▸ Required work: Nothing outside the range from the line with "What React, TypeScript" to the line with "is proportional to" belongs in the copy, and no pictures do either; repeat that range exactly.

▸ Material to process:
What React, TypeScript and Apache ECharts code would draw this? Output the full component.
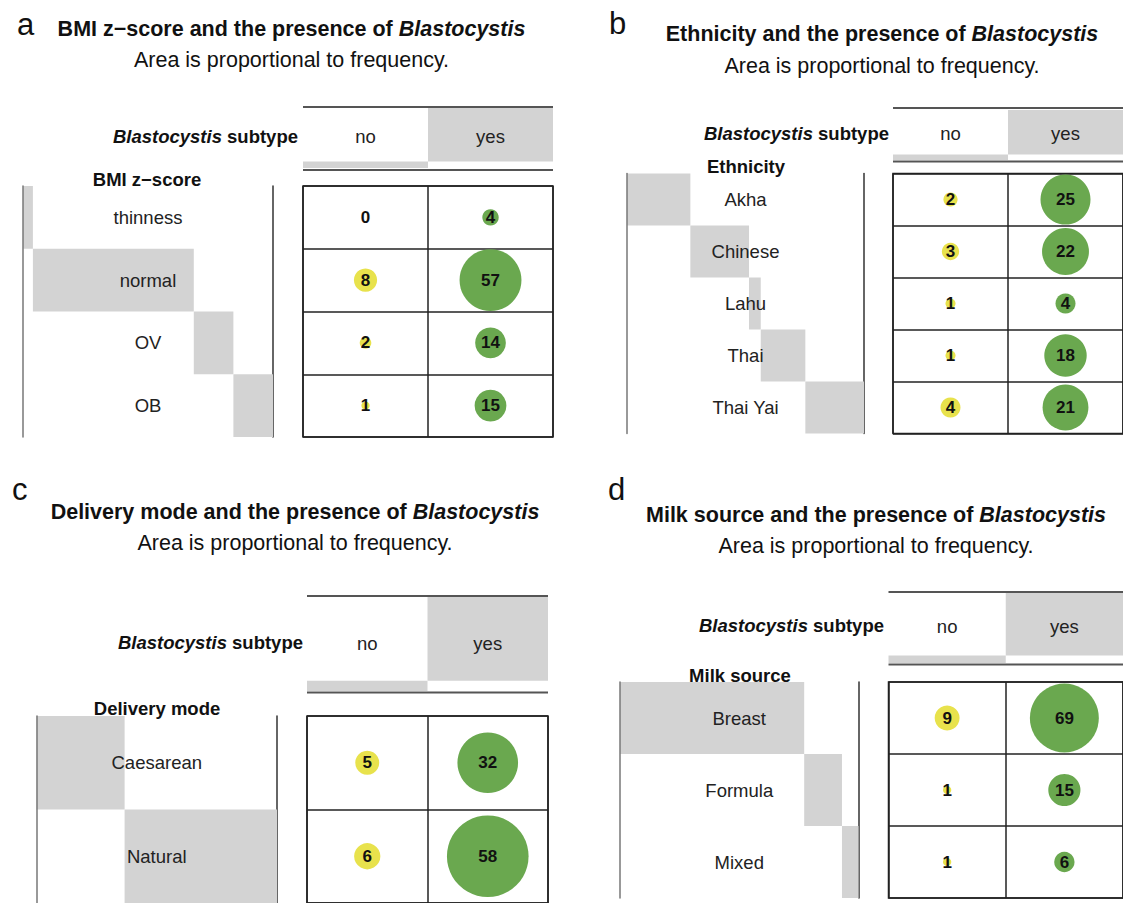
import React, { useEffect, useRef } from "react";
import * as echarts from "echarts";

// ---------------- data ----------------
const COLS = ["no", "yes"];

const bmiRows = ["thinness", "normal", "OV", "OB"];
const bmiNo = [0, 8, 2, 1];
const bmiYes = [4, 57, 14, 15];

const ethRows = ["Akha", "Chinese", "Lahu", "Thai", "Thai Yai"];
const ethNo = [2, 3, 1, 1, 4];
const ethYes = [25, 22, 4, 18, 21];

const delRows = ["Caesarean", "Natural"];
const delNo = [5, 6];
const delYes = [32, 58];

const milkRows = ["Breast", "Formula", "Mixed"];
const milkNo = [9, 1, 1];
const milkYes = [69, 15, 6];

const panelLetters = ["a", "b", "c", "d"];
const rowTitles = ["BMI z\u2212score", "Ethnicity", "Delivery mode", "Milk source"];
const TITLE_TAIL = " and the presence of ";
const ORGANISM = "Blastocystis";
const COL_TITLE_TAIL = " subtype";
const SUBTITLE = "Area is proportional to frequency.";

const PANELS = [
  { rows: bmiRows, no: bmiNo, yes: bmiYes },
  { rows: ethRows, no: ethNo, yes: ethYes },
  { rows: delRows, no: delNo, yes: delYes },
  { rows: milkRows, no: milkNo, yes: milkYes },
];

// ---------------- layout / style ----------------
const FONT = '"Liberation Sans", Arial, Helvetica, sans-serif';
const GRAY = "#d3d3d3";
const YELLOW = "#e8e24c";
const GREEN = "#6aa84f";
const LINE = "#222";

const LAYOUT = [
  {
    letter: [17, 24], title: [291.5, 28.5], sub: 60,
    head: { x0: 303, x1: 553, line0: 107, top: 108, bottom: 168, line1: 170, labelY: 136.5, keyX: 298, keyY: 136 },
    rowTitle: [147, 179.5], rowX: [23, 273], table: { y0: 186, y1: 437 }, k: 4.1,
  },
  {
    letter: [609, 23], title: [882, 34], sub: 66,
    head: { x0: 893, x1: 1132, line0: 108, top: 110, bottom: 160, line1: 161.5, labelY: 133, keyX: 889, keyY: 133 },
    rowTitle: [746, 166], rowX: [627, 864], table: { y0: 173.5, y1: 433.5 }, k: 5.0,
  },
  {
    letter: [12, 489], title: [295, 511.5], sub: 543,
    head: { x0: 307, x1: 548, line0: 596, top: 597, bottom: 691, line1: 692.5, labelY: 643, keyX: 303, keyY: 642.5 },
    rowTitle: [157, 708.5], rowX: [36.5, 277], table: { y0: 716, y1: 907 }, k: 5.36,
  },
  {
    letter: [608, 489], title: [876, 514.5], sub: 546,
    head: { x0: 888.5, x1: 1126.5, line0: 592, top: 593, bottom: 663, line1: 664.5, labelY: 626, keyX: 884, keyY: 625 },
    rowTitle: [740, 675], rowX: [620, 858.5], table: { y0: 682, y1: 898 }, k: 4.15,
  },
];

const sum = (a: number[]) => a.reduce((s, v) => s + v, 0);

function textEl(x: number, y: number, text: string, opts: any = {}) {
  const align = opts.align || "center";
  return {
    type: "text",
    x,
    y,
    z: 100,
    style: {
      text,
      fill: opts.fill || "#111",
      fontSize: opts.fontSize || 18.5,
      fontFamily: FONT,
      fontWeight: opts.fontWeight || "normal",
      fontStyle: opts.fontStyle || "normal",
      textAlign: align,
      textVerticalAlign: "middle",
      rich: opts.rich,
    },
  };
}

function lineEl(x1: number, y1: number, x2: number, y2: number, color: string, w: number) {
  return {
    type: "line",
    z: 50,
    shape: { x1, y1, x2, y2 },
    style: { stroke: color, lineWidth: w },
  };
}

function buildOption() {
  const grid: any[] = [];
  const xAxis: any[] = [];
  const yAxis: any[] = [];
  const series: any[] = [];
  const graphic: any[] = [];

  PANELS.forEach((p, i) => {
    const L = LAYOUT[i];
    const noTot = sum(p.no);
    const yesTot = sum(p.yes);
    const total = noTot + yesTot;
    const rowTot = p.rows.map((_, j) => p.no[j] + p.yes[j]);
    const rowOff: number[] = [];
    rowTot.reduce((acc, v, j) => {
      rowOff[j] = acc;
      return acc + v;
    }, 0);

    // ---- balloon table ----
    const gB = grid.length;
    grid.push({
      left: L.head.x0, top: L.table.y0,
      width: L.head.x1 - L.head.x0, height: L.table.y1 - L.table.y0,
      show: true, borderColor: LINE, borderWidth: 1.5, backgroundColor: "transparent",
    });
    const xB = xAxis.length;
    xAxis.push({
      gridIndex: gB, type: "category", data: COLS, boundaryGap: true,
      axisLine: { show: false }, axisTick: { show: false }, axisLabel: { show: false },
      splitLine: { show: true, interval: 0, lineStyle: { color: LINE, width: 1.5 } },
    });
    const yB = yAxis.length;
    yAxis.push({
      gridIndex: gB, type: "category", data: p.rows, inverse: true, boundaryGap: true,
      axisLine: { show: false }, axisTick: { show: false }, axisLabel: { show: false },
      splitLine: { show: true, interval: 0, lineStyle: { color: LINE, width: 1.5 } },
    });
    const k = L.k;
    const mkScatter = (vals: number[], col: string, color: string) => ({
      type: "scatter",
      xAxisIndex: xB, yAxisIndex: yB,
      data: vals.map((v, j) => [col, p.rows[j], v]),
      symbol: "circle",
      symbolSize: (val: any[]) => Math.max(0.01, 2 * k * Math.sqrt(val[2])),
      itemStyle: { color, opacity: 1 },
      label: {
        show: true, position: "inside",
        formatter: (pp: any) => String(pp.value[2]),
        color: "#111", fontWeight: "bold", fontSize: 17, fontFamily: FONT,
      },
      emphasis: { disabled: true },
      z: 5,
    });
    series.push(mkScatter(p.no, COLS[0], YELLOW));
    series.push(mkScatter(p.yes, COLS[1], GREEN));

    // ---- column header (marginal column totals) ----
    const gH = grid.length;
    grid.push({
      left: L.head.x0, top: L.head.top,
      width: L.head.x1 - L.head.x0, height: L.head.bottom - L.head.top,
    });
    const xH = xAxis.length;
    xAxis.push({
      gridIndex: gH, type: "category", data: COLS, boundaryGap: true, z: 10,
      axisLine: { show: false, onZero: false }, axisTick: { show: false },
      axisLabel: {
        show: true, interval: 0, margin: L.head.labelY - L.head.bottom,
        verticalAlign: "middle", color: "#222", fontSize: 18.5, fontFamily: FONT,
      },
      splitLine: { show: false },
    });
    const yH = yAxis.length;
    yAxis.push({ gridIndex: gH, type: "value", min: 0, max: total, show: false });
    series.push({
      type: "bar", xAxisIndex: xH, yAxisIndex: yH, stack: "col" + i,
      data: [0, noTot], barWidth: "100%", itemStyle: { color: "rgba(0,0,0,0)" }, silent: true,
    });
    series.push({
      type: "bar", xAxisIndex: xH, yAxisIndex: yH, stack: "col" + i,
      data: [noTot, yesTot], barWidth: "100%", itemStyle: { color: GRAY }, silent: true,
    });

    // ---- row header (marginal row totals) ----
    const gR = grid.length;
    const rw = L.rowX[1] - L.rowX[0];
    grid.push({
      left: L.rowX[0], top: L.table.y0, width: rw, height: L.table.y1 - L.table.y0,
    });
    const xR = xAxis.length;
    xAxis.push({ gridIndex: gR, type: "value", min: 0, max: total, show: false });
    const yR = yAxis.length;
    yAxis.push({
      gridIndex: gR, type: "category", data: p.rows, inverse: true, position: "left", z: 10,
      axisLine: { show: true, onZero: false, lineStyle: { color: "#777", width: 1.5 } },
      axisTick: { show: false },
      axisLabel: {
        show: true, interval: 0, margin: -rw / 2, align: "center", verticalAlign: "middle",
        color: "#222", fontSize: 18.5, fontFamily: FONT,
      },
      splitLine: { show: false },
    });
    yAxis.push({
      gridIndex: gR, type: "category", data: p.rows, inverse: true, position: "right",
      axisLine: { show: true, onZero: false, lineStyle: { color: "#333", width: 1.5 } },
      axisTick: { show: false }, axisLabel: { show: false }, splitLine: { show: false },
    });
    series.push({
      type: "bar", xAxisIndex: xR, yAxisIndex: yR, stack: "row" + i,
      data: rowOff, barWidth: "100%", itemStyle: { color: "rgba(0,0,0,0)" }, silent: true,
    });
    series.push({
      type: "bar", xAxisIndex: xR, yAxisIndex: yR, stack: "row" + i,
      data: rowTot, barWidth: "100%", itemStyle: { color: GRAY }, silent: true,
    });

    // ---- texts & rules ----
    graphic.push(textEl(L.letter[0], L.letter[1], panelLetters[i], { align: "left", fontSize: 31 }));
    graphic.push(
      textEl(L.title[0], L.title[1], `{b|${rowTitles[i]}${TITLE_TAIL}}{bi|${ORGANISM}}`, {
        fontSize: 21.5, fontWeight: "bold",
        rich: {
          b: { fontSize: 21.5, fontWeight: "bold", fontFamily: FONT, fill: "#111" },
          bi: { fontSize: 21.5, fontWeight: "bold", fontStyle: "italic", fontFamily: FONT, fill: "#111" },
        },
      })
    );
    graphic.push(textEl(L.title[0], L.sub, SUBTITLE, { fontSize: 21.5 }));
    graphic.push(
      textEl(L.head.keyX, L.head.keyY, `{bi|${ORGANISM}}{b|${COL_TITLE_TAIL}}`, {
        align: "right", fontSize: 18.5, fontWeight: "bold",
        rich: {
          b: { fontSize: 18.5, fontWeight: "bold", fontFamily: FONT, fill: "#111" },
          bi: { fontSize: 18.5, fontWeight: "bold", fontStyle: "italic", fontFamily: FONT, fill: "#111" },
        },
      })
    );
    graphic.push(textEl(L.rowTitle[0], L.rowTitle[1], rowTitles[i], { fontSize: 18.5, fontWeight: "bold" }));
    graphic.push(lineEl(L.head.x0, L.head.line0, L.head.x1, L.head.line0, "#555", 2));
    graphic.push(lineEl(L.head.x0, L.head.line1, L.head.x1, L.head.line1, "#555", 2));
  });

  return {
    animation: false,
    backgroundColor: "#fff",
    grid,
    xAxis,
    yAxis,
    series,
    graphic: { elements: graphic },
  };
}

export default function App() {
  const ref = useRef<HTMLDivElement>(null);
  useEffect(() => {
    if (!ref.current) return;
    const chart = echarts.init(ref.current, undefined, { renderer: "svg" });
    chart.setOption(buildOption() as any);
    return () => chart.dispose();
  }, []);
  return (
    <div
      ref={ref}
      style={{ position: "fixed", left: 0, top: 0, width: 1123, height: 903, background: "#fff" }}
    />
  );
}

--

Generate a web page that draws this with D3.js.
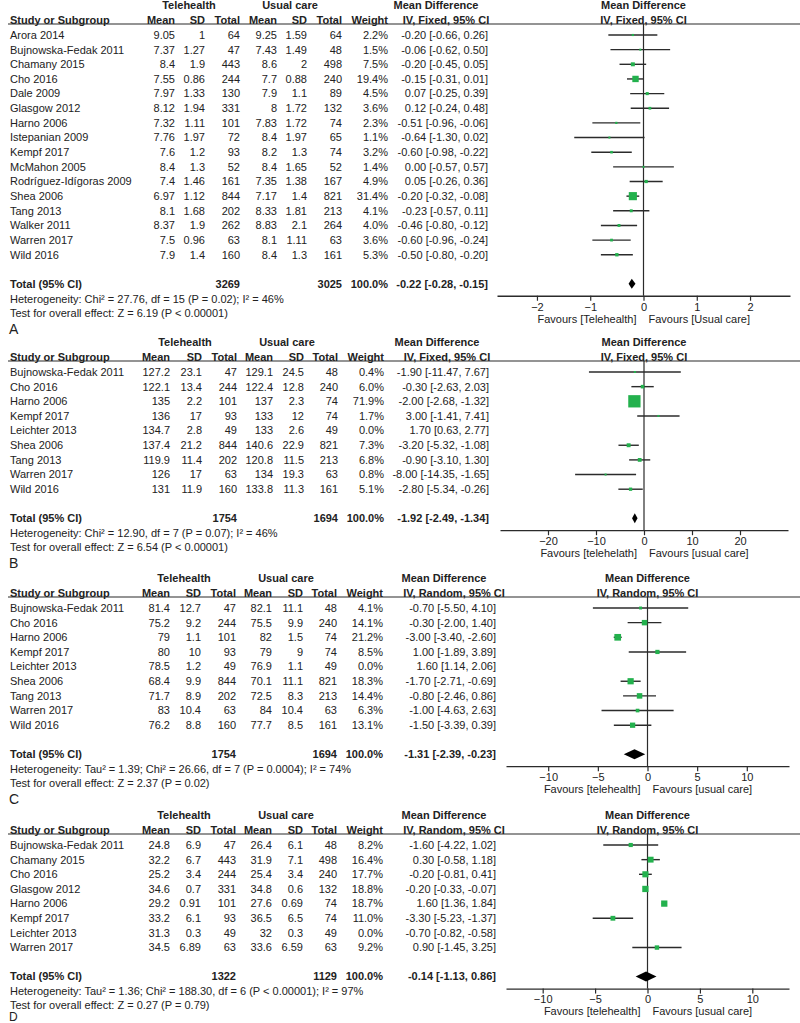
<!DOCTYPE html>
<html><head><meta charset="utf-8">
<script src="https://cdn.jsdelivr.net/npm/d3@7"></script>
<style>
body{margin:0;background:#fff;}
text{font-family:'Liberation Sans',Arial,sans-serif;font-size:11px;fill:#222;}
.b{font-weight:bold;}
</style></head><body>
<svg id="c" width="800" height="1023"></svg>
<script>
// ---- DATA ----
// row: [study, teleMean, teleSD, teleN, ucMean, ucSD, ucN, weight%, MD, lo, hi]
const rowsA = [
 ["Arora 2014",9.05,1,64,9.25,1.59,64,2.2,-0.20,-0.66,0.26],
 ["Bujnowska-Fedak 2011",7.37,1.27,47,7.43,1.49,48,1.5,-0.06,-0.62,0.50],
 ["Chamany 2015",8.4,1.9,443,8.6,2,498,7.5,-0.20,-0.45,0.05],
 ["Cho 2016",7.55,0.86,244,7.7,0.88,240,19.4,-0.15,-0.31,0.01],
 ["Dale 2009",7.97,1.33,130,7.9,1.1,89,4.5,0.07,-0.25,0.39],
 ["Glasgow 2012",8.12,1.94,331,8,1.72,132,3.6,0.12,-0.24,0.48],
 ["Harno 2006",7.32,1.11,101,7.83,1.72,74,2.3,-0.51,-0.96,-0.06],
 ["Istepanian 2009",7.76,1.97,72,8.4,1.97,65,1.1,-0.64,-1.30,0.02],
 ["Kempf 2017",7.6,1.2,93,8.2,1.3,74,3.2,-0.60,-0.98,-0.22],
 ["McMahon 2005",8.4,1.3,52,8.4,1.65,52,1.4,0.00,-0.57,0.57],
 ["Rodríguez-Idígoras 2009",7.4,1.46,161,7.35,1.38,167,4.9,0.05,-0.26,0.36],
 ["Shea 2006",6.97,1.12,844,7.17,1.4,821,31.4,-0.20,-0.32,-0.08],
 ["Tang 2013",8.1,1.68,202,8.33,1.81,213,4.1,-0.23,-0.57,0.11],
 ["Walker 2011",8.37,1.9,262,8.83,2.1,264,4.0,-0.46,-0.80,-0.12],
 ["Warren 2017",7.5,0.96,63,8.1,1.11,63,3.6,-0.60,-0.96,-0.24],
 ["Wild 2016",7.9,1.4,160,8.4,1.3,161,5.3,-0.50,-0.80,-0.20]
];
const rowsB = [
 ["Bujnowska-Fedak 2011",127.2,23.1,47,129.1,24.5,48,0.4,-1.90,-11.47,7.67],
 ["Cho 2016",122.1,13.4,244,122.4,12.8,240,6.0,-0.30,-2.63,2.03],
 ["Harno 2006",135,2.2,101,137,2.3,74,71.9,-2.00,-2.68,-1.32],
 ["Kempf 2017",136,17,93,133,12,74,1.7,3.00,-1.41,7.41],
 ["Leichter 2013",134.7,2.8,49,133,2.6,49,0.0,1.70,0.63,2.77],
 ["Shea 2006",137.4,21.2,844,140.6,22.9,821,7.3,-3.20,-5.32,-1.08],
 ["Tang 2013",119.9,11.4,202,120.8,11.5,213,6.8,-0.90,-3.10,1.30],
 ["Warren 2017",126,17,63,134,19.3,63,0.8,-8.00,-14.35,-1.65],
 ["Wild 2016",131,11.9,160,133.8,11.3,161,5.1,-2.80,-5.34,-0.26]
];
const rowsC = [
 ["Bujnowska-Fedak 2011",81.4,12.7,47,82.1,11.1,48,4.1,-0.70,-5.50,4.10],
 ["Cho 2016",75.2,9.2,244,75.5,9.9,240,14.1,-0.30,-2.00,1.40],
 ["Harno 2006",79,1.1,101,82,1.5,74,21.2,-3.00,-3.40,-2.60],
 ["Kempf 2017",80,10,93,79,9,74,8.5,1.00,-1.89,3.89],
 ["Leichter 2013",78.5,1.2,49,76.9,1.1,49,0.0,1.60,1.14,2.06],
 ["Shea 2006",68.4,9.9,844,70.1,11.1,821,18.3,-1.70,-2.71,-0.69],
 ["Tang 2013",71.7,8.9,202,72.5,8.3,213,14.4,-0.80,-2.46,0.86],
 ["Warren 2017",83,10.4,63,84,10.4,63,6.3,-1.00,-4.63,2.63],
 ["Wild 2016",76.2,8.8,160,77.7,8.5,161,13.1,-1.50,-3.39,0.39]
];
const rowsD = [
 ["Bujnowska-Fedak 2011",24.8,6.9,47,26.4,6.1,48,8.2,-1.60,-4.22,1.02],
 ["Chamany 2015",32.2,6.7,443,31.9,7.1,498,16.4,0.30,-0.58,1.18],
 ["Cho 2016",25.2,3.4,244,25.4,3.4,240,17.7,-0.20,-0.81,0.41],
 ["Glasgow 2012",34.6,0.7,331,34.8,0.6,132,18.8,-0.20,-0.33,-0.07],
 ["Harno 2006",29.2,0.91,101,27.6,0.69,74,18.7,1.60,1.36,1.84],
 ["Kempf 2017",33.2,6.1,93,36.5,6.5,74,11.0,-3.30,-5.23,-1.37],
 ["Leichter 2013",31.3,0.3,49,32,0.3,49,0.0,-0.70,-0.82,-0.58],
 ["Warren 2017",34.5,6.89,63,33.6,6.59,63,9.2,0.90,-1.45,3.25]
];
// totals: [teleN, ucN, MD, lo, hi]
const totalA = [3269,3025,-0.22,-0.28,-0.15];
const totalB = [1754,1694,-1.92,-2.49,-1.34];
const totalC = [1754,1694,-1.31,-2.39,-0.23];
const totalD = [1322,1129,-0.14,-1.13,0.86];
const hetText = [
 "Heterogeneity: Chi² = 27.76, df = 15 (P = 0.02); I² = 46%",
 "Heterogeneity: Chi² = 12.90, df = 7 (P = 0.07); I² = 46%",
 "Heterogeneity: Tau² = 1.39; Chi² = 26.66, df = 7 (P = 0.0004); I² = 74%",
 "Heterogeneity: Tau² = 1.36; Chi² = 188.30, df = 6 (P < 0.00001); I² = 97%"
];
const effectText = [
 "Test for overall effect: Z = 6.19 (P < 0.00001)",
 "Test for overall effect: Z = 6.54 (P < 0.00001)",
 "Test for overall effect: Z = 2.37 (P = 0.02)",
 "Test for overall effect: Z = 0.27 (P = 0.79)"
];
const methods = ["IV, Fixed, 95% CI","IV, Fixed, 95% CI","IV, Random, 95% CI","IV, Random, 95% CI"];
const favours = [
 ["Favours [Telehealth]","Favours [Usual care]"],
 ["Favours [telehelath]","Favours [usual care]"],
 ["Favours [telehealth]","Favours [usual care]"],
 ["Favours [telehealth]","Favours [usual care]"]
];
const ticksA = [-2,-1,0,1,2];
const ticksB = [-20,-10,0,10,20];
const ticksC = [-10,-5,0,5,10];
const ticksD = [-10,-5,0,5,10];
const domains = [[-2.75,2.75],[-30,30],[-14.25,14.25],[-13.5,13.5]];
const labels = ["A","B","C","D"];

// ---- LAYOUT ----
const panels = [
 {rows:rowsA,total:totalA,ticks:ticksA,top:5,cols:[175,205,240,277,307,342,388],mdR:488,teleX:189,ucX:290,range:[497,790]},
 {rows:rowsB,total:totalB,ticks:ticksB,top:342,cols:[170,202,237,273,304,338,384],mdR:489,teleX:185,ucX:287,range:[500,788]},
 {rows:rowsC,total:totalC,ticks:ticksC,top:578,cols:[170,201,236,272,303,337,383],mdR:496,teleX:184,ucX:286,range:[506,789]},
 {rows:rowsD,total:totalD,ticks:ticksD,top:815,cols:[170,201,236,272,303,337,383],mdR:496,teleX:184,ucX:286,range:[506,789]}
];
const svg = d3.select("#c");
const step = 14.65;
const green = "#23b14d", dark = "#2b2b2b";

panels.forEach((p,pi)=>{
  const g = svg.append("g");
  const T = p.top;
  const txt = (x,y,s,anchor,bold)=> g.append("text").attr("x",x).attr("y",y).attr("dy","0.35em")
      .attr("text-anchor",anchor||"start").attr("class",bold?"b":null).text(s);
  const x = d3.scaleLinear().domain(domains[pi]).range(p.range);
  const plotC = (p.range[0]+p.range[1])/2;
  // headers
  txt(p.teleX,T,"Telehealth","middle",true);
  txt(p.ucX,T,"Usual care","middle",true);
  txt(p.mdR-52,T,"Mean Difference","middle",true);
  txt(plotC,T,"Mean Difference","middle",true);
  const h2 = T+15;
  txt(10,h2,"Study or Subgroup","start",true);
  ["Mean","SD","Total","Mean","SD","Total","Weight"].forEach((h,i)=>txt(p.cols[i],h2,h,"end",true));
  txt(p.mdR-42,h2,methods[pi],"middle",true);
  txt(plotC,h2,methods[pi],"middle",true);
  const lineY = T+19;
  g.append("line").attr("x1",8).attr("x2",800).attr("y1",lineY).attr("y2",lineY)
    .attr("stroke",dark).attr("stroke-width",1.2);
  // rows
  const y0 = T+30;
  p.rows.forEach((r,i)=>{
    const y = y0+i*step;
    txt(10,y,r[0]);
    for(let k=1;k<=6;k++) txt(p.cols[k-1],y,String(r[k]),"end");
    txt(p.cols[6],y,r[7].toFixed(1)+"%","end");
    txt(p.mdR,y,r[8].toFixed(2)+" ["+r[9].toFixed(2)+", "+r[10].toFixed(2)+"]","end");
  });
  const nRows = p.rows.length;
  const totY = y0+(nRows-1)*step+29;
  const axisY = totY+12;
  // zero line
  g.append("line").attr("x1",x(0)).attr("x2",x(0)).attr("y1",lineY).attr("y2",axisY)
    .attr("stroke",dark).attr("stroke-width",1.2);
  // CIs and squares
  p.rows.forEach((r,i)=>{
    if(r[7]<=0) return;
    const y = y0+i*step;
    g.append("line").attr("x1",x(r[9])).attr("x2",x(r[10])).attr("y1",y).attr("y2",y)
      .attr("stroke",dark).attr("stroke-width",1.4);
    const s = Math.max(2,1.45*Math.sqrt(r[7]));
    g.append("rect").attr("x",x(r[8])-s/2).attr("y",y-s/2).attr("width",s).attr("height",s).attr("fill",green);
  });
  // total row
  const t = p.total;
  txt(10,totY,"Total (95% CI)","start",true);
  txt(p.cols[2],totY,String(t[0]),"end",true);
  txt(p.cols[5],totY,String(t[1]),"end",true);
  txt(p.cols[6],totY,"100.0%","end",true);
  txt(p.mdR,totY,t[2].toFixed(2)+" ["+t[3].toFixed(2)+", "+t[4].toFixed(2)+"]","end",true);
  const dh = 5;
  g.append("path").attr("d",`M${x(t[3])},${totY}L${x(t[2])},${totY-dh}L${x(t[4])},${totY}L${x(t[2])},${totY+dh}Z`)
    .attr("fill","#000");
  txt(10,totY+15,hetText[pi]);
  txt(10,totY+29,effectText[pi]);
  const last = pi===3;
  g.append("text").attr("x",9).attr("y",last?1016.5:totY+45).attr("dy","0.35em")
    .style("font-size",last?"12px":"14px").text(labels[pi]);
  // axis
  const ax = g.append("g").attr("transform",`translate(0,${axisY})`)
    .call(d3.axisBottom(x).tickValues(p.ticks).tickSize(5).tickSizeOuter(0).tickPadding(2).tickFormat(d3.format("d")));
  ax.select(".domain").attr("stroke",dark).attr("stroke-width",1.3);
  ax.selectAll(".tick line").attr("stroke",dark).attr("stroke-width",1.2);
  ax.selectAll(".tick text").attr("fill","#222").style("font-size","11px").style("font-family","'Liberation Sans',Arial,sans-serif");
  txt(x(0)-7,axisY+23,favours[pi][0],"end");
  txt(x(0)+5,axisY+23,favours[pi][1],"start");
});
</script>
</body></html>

▸ Exercise response:
What React, TypeScript and Apache ECharts code would draw this? Output the full component.
import React, { useEffect, useRef } from "react";
import * as echarts from "echarts";

// ---------------- data ----------------
const COLS = ["no", "yes"];

const bmiRows = ["thinness", "normal", "OV", "OB"];
const bmiNo = [0, 8, 2, 1];
const bmiYes = [4, 57, 14, 15];

const ethRows = ["Akha", "Chinese", "Lahu", "Thai", "Thai Yai"];
const ethNo = [2, 3, 1, 1, 4];
const ethYes = [25, 22, 4, 18, 21];

const delRows = ["Caesarean", "Natural"];
const delNo = [5, 6];
const delYes = [32, 58];

const milkRows = ["Breast", "Formula", "Mixed"];
const milkNo = [9, 1, 1];
const milkYes = [69, 15, 6];

const panelLetters = ["a", "b", "c", "d"];
const rowTitles = ["BMI z\u2212score", "Ethnicity", "Delivery mode", "Milk source"];
const TITLE_TAIL = " and the presence of ";
const ORGANISM = "Blastocystis";
const COL_TITLE_TAIL = " subtype";
const SUBTITLE = "Area is proportional to frequency.";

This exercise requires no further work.